The wonder of it is that bookmaking survived at all, because laws like the Ives Act were meant to extinguish it. But of course, like the prohibition of liquor, prohibiting OTB just drove it into the open closets of the "poolrooms," named for the auction pools they'd once hosted. Placing a bet on a nag, in turn-of-the-20th-century New York, was as difficult as getting a drink there 20 years later: you had to elbow aside a huge crowd of other customers to lay down your money.

Hence Riess's double title; horse racing was for many years inextricable from organized crime. Perhaps it languishes today because an element of the forbidden has been lost? There are so many things one can gamble on in 2011: casinos everywhere, Internet poker, fantasy football and baseball, real football and basketball, OTB in many states, simulcasting in many others. Not that long ago, horse racing had an edge of illegality about it, a pleasant scent of tobacco and old men and lead pencil. Now the track seems just another big-screen device to detach people from their money, and the grandstand just another concert venue.

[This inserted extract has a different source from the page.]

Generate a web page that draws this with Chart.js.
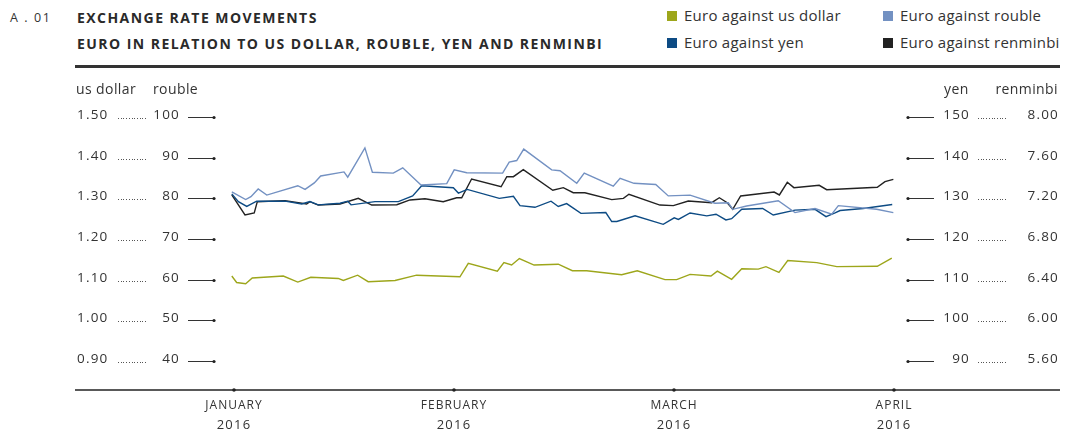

Riess documents one epoch in the variable fate of racing in two American states (though the subtitle only mentions New York, New Jersey proves intimately linked to the Empire State in terms of racing history). The book is more valuable as documentary source than as story or cultural commentary. It's probably a book I will keep, as source material for an understanding of sport, culture, and economics in America. But unless you have an inordinate love of racing or a completist's attitude toward sport history, you're unlikely to find it of great reading interest.

Fortunately, though the kings of crime have largely faded, the sport of kings, despite "its ups and downs" (355), retains a hoofhold in the American imagination. Steven Riess helps racing keep that status awhile longer.

Riess, Steven A. The Sport of Kings and the Kings of Crime: Horse racing, politics, and organized crime in New York, 1865-1913. Syracuse: Syracuse University Press, 2011. xxi + 446 pp. $45.00 cloth.